WHAT YOU ARE ASKED TO DO: Print the material below exactly as it stands, please, from its first line to the line holding "Chart.register(...registerables);", with no pictures.

DATASET EXTRACT:
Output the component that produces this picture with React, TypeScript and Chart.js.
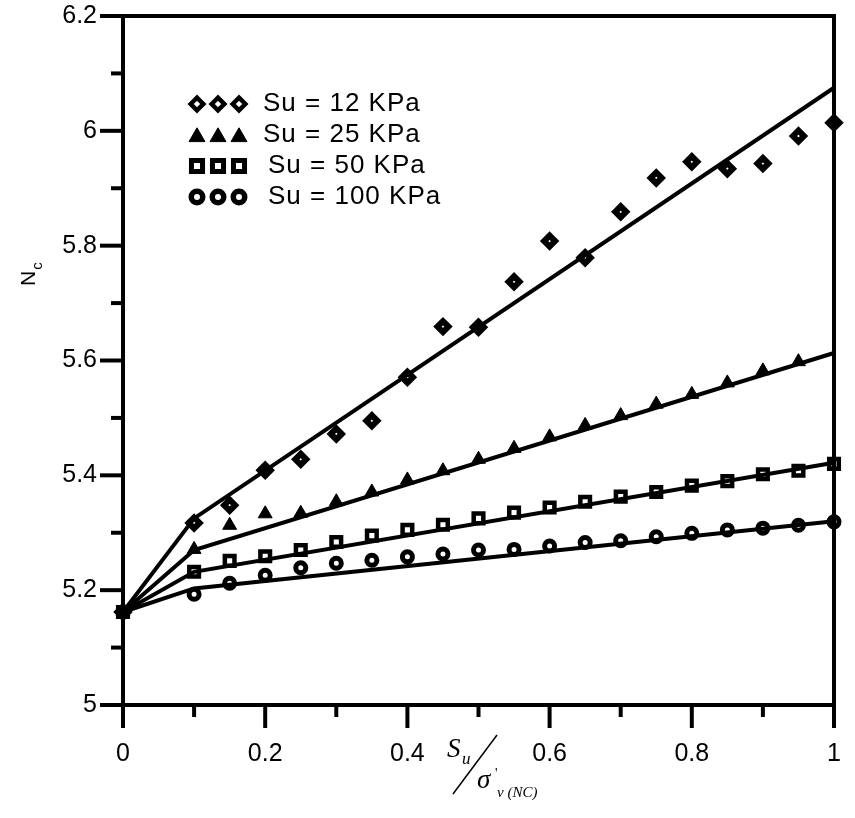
import React, { useEffect, useRef } from 'react';
import { Chart, registerables } from 'chart.js';
import { drawPoint } from 'chart.js/helpers';

Chart.register(...registerables);

// ---- data ----
const xAll = [0, 0.1, 0.15, 0.2, 0.25, 0.3, 0.35, 0.4, 0.45, 0.5, 0.55, 0.6, 0.65, 0.7, 0.75, 0.8, 0.85, 0.9, 0.95, 1.0];
const su12 = [5.162, 5.317, 5.348, 5.409, 5.428, 5.472, 5.495, 5.571, 5.659, 5.658, 5.737, 5.808, 5.779, 5.859, 5.918, 5.946, 5.934, 5.943, 5.991, 6.014];
const su25 = [5.162, 5.271, 5.313, 5.333, 5.334, 5.354, 5.371, 5.392, 5.408, 5.428, 5.447, 5.467, 5.487, 5.504, 5.524, 5.541, 5.561, 5.582, 5.598];
const su50 = [5.162, 5.232, 5.251, 5.259, 5.27, 5.284, 5.295, 5.305, 5.314, 5.325, 5.335, 5.344, 5.354, 5.363, 5.371, 5.382, 5.39, 5.402, 5.408, 5.42];
const su100 = [5.162, 5.193, 5.212, 5.226, 5.239, 5.247, 5.252, 5.258, 5.263, 5.27, 5.271, 5.277, 5.283, 5.286, 5.293, 5.299, 5.305, 5.308, 5.313, 5.319];

const fitX = [0, 0.1, 1];
const fit12 = [5.162, 5.325, 6.075];
const fit25 = [5.162, 5.27, 5.613];
const fit50 = [5.162, 5.232, 5.422];
const fit100 = [5.162, 5.203, 5.32];

const legendLabels = ['Su = 12 KPa', 'Su = 25 KPa', 'Su = 50 KPa', 'Su = 100 KPa'];

const xTickValues = [0, 0.2, 0.4, 0.6, 0.8, 1];
const xTickLabels = ['0', '0.2', '0.4', '0.6', '0.8', '1'];
const xMinorTicks = [0.1, 0.3, 0.5, 0.7, 0.9];
const yTickValues = [5, 5.2, 5.4, 5.6, 5.8, 6, 6.2];
const yTickLabels = ['5', '5.2', '5.4', '5.6', '5.8', '6', '6.2'];
const yMinorTicks = [5.1, 5.3, 5.5, 5.7, 5.9, 6.1];

const SANS = '"Liberation Sans", Arial, sans-serif';
const SERIF = '"Liberation Serif", "Times New Roman", serif';

const markerStyles = [
  { pointStyle: 'rectRot', radius: 5.5, borderWidth: 6, bg: '#fff' },
  { pointStyle: 'triangle', radius: 8, borderWidth: 1, bg: '#000' },
  { pointStyle: 'rect', radius: 6.8, borderWidth: 4.5, bg: '#fff' },
  { pointStyle: 'circle', radius: 5, borderWidth: 5, bg: '#fff' },
];

const pts = (xs: number[], ys: number[]) => ys.map((y, i) => ({ x: xs[i], y }));

const framePlugin = {
  id: 'frameTicks',
  afterDraw(chart: any) {
    const { ctx, chartArea: a, scales } = chart;
    const xs = scales.x;
    const ys = scales.y;
    ctx.save();
    ctx.strokeStyle = '#000';
    ctx.lineWidth = 4;
    ctx.lineJoin = 'miter';
    ctx.strokeRect(a.left, a.top, a.right - a.left, a.bottom - a.top);
    ctx.lineCap = 'butt';
    const tick = (x1: number, y1: number, x2: number, y2: number) => {
      ctx.beginPath();
      ctx.moveTo(x1, y1);
      ctx.lineTo(x2, y2);
      ctx.stroke();
    };
    yTickValues.forEach((v) => {
      const y = ys.getPixelForValue(v);
      tick(a.left, y, a.left - 23, y);
    });
    yMinorTicks.forEach((v) => {
      const y = ys.getPixelForValue(v);
      tick(a.left, y, a.left - 12, y);
    });
    xTickValues.forEach((v) => {
      const x = xs.getPixelForValue(v);
      tick(x, a.bottom, x, a.bottom + 23);
    });
    xMinorTicks.forEach((v) => {
      const x = xs.getPixelForValue(v);
      tick(x, a.bottom, x, a.bottom + 12);
    });

    // legend
    const rowY = [104, 135, 166, 197];
    const markX = [197, 218, 239];
    const legendBorder = [4.5, 1, 5, 5.5];
    legendLabels.forEach((label, i) => {
      const st = markerStyles[i];
      ctx.fillStyle = st.bg;
      ctx.strokeStyle = '#000';
      ctx.lineWidth = legendBorder[i];
      markX.forEach((mx) => {
        drawPoint(ctx, { pointStyle: st.pointStyle, radius: st.radius * 1.15, rotation: 0, borderWidth: legendBorder[i] } as any, mx, rowY[i] + (i === 1 ? 2 : 0));
      });
      ctx.fillStyle = '#000';
      ctx.font = `26px ${SANS}`;
      try { (ctx as any).letterSpacing = '1px'; } catch (e) { /* ignore */ }
      ctx.textAlign = 'left';
      ctx.textBaseline = 'middle';
      ctx.fillText(label, i < 2 ? 263 : 268, rowY[i]);
      try { (ctx as any).letterSpacing = '0px'; } catch (e) { /* ignore */ }
    });

    // y title N_c
    ctx.save();
    ctx.translate(35, 286);
    ctx.rotate(-Math.PI / 2);
    ctx.fillStyle = '#000';
    ctx.textAlign = 'left';
    ctx.textBaseline = 'alphabetic';
    ctx.font = `21px ${SANS}`;
    ctx.fillText('N', 0, 0);
    const nw = ctx.measureText('N').width;
    ctx.font = `15px ${SANS}`;
    ctx.fillText('c', nw + 1, 7);
    ctx.restore();

    // x title S_u / sigma'_v(NC)
    ctx.fillStyle = '#000';
    ctx.textAlign = 'left';
    ctx.textBaseline = 'alphabetic';
    ctx.font = `italic 27px ${SERIF}`;
    ctx.fillText('S', 447, 757);
    ctx.font = `italic 17px ${SERIF}`;
    ctx.fillText('u', 462, 764);
    ctx.lineWidth = 1.5;
    ctx.beginPath();
    ctx.moveTo(497, 735);
    ctx.lineTo(453, 794);
    ctx.stroke();
    ctx.font = `italic 27px ${SERIF}`;
    ctx.fillText('σ', 477, 788);
    ctx.font = `14px ${SERIF}`;
    ctx.fillText("'", 495, 778);
    ctx.font = `italic 15px ${SERIF}`;
    ctx.fillText('v (NC)', 497, 797);
    ctx.restore();
  },
};

export default function App() {
  const ref = useRef<HTMLCanvasElement>(null);
  useEffect(() => {
    if (!ref.current) return;
    const scatterSets = [su12, su25, su50, su100].map((ys, i) => {
      const st = markerStyles[i];
      return {
        type: 'scatter' as const,
        label: legendLabels[i],
        data: pts(xAll, ys),
        showLine: false,
        pointStyle: st.pointStyle,
        pointRadius: st.radius,
        pointBorderWidth: st.borderWidth,
        pointBackgroundColor: st.bg,
        pointBorderColor: '#000',
        clip: false,
      };
    });
    const lineSets = [fit12, fit25, fit50, fit100].map((ys) => ({
      type: 'line' as const,
      label: 'fit',
      data: pts(fitX, ys),
      borderColor: '#000',
      borderWidth: 4,
      pointRadius: 0,
      fill: false,
      tension: 0,
      clip: false,
    }));
    const chart = new Chart(ref.current, {
      type: 'scatter',
      data: { datasets: [...lineSets, ...scatterSets] as any },
      options: {
        responsive: false,
        animation: false,
        events: [],
        layout: { padding: { top: 16, right: 21, left: 0, bottom: 0 } },
        plugins: { legend: { display: false }, tooltip: { enabled: false }, title: { display: false } },
        scales: {
          x: {
            type: 'linear',
            min: 0,
            max: 1,
            grid: { display: false, drawTicks: false },
            border: { display: false },
            afterBuildTicks: (s: any) => { s.ticks = xTickValues.map((v) => ({ value: v })); },
            afterFit: (s: any) => { s.height = 113; s.paddingLeft = 0; s.paddingRight = 0; },
            ticks: {
              color: '#000',
              font: { family: SANS, size: 25 },
              padding: 34,
              maxRotation: 0,
              autoSkip: false,
              callback: (v: any) => { const i = xTickValues.findIndex((t) => Math.abs(t - v) < 1e-6); return i >= 0 ? xTickLabels[i] : ''; },
            },
          },
          y: {
            type: 'linear',
            min: 5,
            max: 6.2,
            grid: { display: false, drawTicks: false },
            border: { display: false },
            afterBuildTicks: (s: any) => { s.ticks = yTickValues.map((v) => ({ value: v })); },
            afterFit: (s: any) => { s.width = 123; s.paddingTop = 0; s.paddingBottom = 0; },
            ticks: {
              color: '#000',
              font: { family: SANS, size: 25 },
              padding: 26,
              autoSkip: false,
              callback: (v: any) => { const i = yTickValues.findIndex((t) => Math.abs(t - v) < 1e-6); return i >= 0 ? yTickLabels[i] : ''; },
            },
          },
        },
      },
      plugins: [framePlugin],
    });
    return () => chart.destroy();
  }, []);
  return (
    <div style={{ position: 'absolute', left: 0, top: 0, width: 855, height: 818, background: '#fff' }}>
      <canvas ref={ref} width={855} height={818} style={{ display: 'block' }} />
    </div>
  );
}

ANSWER TO THIS EXERCISE:
Output the component that produces this picture with React, TypeScript and Chart.js.
import React, { useEffect, useRef } from 'react';
import { Chart, registerables } from 'chart.js';
import { drawPoint } from 'chart.js/helpers';

Chart.register(...registerables);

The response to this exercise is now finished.